**Exercise description**
Omit pictures and quote the listing below line by line, from its start through the line that holds "(0,0) rectangle (1194,417);".

**Source data**
══════════════════════════════

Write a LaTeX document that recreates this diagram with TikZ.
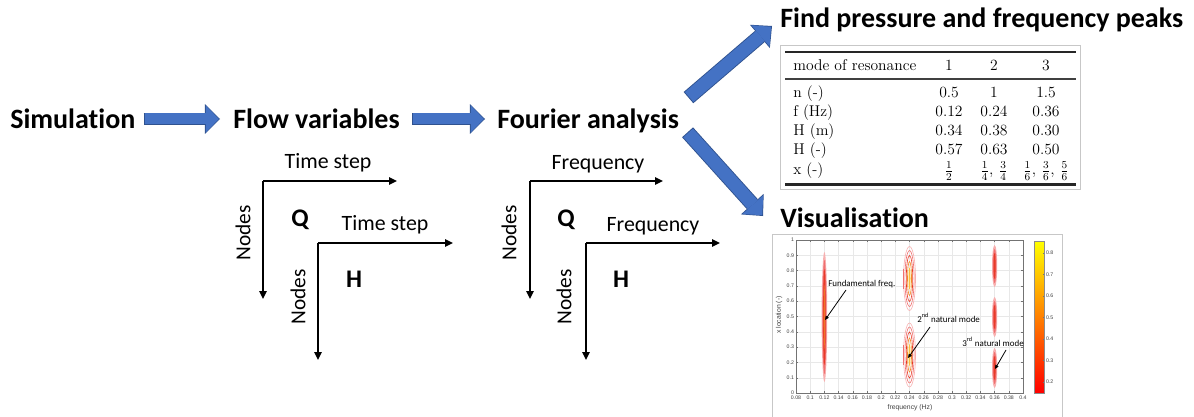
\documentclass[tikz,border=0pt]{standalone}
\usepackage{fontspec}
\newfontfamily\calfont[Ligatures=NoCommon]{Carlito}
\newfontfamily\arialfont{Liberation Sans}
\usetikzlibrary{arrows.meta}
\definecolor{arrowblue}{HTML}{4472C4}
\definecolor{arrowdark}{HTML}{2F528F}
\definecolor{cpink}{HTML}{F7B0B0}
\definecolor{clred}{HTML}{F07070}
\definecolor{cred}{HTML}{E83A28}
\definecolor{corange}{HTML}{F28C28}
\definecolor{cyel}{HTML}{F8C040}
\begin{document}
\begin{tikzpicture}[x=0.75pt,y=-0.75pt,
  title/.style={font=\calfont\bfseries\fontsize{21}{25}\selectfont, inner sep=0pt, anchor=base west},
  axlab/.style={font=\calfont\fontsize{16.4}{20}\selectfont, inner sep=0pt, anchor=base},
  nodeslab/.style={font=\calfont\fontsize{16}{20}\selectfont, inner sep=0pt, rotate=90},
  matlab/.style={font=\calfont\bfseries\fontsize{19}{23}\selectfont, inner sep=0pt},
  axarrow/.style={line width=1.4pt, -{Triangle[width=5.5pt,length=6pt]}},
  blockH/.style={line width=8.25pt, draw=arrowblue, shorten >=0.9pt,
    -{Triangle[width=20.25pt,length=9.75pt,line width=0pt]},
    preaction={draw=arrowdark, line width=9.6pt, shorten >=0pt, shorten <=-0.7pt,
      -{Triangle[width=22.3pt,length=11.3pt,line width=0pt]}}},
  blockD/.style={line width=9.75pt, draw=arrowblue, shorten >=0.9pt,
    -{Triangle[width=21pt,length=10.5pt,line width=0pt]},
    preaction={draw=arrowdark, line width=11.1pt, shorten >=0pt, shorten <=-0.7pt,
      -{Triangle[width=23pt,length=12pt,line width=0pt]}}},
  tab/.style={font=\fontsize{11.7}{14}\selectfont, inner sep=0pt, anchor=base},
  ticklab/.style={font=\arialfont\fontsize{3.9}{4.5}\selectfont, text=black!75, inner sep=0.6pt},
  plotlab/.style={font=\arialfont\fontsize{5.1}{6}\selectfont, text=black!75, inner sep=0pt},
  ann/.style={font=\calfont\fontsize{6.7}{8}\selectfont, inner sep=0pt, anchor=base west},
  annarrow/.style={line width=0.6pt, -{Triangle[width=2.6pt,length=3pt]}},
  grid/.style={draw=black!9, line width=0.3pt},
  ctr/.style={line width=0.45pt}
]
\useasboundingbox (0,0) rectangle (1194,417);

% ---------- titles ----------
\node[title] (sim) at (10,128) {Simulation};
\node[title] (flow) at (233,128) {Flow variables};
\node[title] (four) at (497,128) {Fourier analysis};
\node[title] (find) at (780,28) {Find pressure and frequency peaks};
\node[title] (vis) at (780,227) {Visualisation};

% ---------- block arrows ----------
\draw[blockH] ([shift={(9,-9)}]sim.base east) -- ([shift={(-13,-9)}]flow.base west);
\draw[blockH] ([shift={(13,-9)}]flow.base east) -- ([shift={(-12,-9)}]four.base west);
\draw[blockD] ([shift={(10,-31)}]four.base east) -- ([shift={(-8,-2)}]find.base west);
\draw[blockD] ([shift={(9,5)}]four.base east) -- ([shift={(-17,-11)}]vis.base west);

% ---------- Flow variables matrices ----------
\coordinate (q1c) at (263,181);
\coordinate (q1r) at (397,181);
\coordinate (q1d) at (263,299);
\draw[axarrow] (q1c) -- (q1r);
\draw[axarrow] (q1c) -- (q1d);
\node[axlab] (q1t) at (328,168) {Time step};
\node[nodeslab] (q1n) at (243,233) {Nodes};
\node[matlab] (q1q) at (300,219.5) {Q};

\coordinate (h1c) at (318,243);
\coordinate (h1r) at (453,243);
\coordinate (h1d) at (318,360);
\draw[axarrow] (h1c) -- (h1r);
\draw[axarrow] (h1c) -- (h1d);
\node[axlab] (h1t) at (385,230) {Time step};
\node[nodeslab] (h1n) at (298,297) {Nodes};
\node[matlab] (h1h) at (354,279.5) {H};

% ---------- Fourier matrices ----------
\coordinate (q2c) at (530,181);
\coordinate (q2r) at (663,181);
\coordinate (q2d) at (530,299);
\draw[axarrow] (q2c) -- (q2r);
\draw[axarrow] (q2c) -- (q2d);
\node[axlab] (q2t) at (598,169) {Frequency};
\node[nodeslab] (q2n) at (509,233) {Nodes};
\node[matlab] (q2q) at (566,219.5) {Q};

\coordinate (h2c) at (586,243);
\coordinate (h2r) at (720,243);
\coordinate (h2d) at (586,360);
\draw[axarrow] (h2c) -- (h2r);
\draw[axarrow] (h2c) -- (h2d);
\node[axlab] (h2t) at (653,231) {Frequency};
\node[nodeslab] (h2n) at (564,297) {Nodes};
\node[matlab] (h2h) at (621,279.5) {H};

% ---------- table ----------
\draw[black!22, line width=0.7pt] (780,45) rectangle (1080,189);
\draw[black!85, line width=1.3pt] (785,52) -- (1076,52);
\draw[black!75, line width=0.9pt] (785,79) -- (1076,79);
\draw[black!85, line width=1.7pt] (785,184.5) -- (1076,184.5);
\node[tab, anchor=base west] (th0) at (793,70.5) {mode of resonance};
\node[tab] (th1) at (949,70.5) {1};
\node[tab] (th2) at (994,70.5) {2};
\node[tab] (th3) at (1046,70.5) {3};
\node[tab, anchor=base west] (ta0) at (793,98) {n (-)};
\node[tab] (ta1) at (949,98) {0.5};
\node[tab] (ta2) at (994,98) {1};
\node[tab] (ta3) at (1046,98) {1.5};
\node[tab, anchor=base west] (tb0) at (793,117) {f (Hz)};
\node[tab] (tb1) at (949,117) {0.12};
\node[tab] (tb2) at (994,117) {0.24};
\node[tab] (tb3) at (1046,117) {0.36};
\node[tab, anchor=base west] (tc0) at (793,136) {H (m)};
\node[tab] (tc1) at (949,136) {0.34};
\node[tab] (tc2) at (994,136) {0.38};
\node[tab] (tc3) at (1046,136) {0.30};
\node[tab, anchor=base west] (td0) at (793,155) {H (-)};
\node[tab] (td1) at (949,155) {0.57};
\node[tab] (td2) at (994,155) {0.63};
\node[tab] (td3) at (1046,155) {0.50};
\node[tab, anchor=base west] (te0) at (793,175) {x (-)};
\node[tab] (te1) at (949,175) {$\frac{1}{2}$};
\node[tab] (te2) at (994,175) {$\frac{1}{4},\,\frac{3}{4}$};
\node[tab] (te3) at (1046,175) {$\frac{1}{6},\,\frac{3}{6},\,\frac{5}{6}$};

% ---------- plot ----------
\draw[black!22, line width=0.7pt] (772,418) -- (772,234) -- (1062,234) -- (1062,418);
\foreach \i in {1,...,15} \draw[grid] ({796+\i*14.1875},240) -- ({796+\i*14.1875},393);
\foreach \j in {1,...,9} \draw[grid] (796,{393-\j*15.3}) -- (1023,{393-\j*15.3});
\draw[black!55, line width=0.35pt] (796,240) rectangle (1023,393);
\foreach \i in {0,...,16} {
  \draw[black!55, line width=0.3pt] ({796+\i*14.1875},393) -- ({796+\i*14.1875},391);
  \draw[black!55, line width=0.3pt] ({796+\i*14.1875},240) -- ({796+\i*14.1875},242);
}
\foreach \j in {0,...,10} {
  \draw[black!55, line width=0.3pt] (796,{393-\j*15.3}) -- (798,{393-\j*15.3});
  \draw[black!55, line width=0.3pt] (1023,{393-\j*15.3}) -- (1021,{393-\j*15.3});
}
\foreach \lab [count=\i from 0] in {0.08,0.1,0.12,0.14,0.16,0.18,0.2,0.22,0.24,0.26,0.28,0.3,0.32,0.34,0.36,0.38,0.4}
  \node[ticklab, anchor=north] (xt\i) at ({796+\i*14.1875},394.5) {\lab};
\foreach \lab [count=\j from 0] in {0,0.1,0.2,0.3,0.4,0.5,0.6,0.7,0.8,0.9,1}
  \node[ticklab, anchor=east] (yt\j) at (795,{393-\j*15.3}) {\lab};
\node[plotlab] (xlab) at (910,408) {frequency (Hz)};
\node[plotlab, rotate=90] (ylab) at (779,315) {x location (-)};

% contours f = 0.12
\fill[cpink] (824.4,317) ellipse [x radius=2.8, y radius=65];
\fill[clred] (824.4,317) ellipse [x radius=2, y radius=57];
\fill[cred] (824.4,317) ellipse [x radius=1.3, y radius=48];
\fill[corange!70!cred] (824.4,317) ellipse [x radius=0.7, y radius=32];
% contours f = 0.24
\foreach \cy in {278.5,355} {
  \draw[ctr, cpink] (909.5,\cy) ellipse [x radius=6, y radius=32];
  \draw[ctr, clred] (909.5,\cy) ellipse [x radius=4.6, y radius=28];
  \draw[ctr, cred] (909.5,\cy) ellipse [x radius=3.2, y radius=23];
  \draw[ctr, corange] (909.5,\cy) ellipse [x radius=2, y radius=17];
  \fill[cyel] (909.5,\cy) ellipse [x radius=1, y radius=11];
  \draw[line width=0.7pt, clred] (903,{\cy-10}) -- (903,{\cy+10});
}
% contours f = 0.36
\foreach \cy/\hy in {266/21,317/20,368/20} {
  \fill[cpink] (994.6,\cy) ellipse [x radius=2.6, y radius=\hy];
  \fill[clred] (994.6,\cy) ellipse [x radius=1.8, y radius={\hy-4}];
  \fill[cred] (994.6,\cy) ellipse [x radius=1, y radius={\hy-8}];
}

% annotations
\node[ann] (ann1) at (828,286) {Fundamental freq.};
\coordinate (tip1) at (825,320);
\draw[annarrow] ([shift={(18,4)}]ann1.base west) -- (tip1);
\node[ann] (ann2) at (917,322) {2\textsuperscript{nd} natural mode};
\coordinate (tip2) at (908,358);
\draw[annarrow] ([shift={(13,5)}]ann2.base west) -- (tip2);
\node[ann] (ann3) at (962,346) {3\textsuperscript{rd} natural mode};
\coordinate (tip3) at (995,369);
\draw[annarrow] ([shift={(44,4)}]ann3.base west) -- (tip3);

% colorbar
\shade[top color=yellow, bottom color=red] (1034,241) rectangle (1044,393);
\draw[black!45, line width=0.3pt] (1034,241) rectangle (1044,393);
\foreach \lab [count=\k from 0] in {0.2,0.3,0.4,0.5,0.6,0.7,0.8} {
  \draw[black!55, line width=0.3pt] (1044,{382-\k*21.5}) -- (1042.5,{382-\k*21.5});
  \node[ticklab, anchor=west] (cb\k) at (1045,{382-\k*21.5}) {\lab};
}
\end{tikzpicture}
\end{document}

══════════════════════════════

**Output for this exercise**
Write a LaTeX document that recreates this diagram with TikZ.
\documentclass[tikz,border=0pt]{standalone}
\usepackage{fontspec}
\newfontfamily\calfont[Ligatures=NoCommon]{Carlito}
\newfontfamily\arialfont{Liberation Sans}
\usetikzlibrary{arrows.meta}
\definecolor{arrowblue}{HTML}{4472C4}
\definecolor{arrowdark}{HTML}{2F528F}
\definecolor{cpink}{HTML}{F7B0B0}
\definecolor{clred}{HTML}{F07070}
\definecolor{cred}{HTML}{E83A28}
\definecolor{corange}{HTML}{F28C28}
\definecolor{cyel}{HTML}{F8C040}
\begin{document}
\begin{tikzpicture}[x=0.75pt,y=-0.75pt,
  title/.style={font=\calfont\bfseries\fontsize{21}{25}\selectfont, inner sep=0pt, anchor=base west},
  axlab/.style={font=\calfont\fontsize{16.4}{20}\selectfont, inner sep=0pt, anchor=base},
  nodeslab/.style={font=\calfont\fontsize{16}{20}\selectfont, inner sep=0pt, rotate=90},
  matlab/.style={font=\calfont\bfseries\fontsize{19}{23}\selectfont, inner sep=0pt},
  axarrow/.style={line width=1.4pt, -{Triangle[width=5.5pt,length=6pt]}},
  blockH/.style={line width=8.25pt, draw=arrowblue, shorten >=0.9pt,
    -{Triangle[width=20.25pt,length=9.75pt,line width=0pt]},
    preaction={draw=arrowdark, line width=9.6pt, shorten >=0pt, shorten <=-0.7pt,
      -{Triangle[width=22.3pt,length=11.3pt,line width=0pt]}}},
  blockD/.style={line width=9.75pt, draw=arrowblue, shorten >=0.9pt,
    -{Triangle[width=21pt,length=10.5pt,line width=0pt]},
    preaction={draw=arrowdark, line width=11.1pt, shorten >=0pt, shorten <=-0.7pt,
      -{Triangle[width=23pt,length=12pt,line width=0pt]}}},
  tab/.style={font=\fontsize{11.7}{14}\selectfont, inner sep=0pt, anchor=base},
  ticklab/.style={font=\arialfont\fontsize{3.9}{4.5}\selectfont, text=black!75, inner sep=0.6pt},
  plotlab/.style={font=\arialfont\fontsize{5.1}{6}\selectfont, text=black!75, inner sep=0pt},
  ann/.style={font=\calfont\fontsize{6.7}{8}\selectfont, inner sep=0pt, anchor=base west},
  annarrow/.style={line width=0.6pt, -{Triangle[width=2.6pt,length=3pt]}},
  grid/.style={draw=black!9, line width=0.3pt},
  ctr/.style={line width=0.45pt}
]
\useasboundingbox (0,0) rectangle (1194,417);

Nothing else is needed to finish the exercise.